- _STATED PROBLEM_: Nothing but the lines from the top of the data to the line holding "ax = fig.add_axes([ax_l" should be printed, word for word and both ends included; leave the pictures out.
**** RECORDS SUPPLIED ****
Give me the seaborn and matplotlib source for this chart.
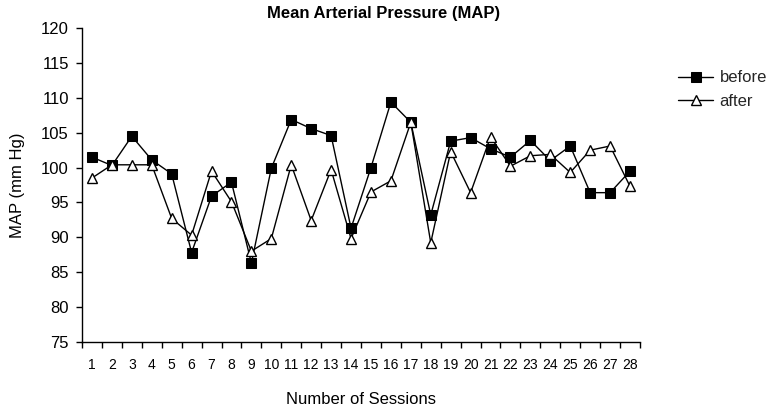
import numpy as np
import pandas as pd
import matplotlib
matplotlib.use("Agg")
import matplotlib.pyplot as plt
import seaborn as sns

sessions = list(range(1, 29))
before = [101.5, 100.3, 104.5, 101.1, 99.1, 87.8, 95.9, 97.9, 86.3, 99.9,
          106.9, 105.6, 104.6, 91.3, 100.0, 109.4, 106.5, 93.2, 103.8, 104.3,
          102.7, 101.5, 103.9, 101.0, 103.1, 96.4, 96.4, 99.5]
after = [98.5, 100.4, 100.4, 100.4, 92.7, 90.3, 99.5, 95.1, 88.0, 89.8,
         100.4, 92.4, 99.7, 89.8, 96.5, 98.1, 106.5, 89.2, 102.3, 96.4,
         104.4, 100.2, 101.7, 101.9, 99.3, 102.5, 103.1, 97.3]
yticks = [75, 80, 85, 90, 95, 100, 105, 110, 115, 120]

sns.set_theme(style="white")
plt.rcParams['font.family'] = ['Liberation Sans', 'DejaVu Sans']

df = pd.DataFrame({
    "session": sessions * 2,
    "MAP": before + after,
    "when": ["before"] * len(sessions) + ["after"] * len(sessions),
})

W, H = 772, 409
fig = plt.figure(figsize=(W / 100, H / 100), dpi=100)
ax_l, ax_r, ax_t, ax_b = 82, 640, 28.3, 341.7
ax = fig.add_axes([ax_l / W, 1 - ax_b / H, (ax_r - ax_l) / W, (ax_b - ax_t) / H])

sns.lineplot(data=df[df.when == "before"], x="session", y="MAP", ax=ax,
             color="black", lw=1.0, marker="s", markersize=7.5,
             markerfacecolor="black", markeredgecolor="black", label="before")
sns.lineplot(data=df[df.when == "after"], x="session", y="MAP", ax=ax,
             color="black", lw=1.0, marker="^", markersize=6.5,
             markerfacecolor="white", markeredgecolor="black", markeredgewidth=1.0,
             label="after")

ax.set_xlim(0.5, 28.5)
ax.set_ylim(75, 120)
ax.set_yticks(yticks)
ax.set_xticks(sessions)
ax.set_xticklabels([str(s) for s in sessions])
ax.set_xticks([s + 0.5 for s in range(0, 29)], minor=True)
ax.tick_params(axis="x", which="major", length=0, pad=12, labelsize=10, colors="black")
ax.tick_params(axis="x", which="minor", length=4, width=1, direction="out", bottom=True, color="black")
ax.tick_params(axis="y", which="major", length=4.5, width=1, direction="out", left=True,
               labelsize=12, colors="black", pad=5)

for s in ["top", "right"]:
    ax.spines[s].set_visible(False)
for s in ["left", "bottom"]:
    ax.spines[s].set_color("black")
    ax.spines[s].set_linewidth(1.0)

ax.set_xlabel("Number of Sessions", fontsize=12, color="black")
ax.xaxis.set_label_coords(0.5, (ax_b - 392) / (ax_b - ax_t))
ax.set_ylabel("MAP (mm Hg)", fontsize=12, color="black")
ax.yaxis.set_label_coords((25 - ax_l) / (ax_r - ax_l), 0.5)

fig.text(384 / W, 1 - 13.5 / H, "Mean Arterial Pressure (MAP)", fontsize=12,
         fontweight="bold", color="black", ha="center", va="center")

ax.legend(loc="center left", bbox_to_anchor=(678 / W, 1 - 89.5 / H), bbox_transform=fig.transFigure,
          frameon=False, fontsize=12, handlelength=2.1, handletextpad=0.4,
          labelspacing=0.5, borderaxespad=0, borderpad=0)

fig.savefig("out.png", dpi=100)
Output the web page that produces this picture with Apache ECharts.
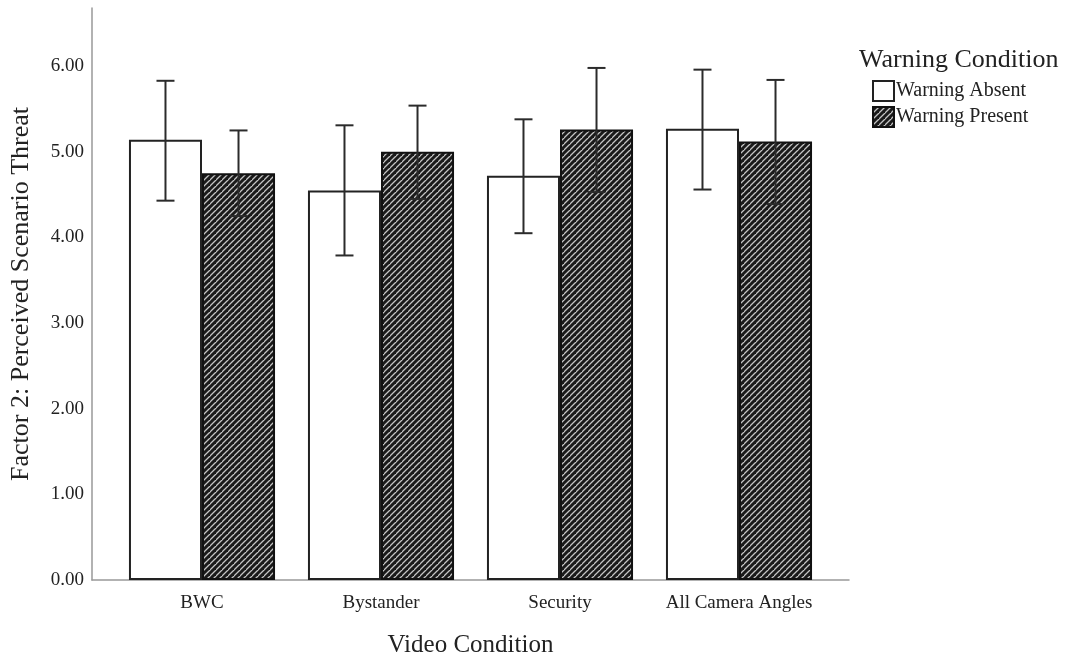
****
- _ANSWER TO THE PROBLEM_:
Give me the seaborn and matplotlib source for this chart.
import numpy as np
import pandas as pd
import matplotlib
matplotlib.use("Agg")
import matplotlib.pyplot as plt
import seaborn as sns

sessions = list(range(1, 29))
before = [101.5, 100.3, 104.5, 101.1, 99.1, 87.8, 95.9, 97.9, 86.3, 99.9,
          106.9, 105.6, 104.6, 91.3, 100.0, 109.4, 106.5, 93.2, 103.8, 104.3,
          102.7, 101.5, 103.9, 101.0, 103.1, 96.4, 96.4, 99.5]
after = [98.5, 100.4, 100.4, 100.4, 92.7, 90.3, 99.5, 95.1, 88.0, 89.8,
         100.4, 92.4, 99.7, 89.8, 96.5, 98.1, 106.5, 89.2, 102.3, 96.4,
         104.4, 100.2, 101.7, 101.9, 99.3, 102.5, 103.1, 97.3]
yticks = [75, 80, 85, 90, 95, 100, 105, 110, 115, 120]

sns.set_theme(style="white")
plt.rcParams['font.family'] = ['Liberation Sans', 'DejaVu Sans']

df = pd.DataFrame({
    "session": sessions * 2,
    "MAP": before + after,
    "when": ["before"] * len(sessions) + ["after"] * len(sessions),
})

W, H = 772, 409
fig = plt.figure(figsize=(W / 100, H / 100), dpi=100)
ax_l, ax_r, ax_t, ax_b = 82, 640, 28.3, 341.7
ax = fig.add_axes([ax_l / W, 1 - ax_b / H, (ax_r - ax_l) / W, (ax_b - ax_t) / H])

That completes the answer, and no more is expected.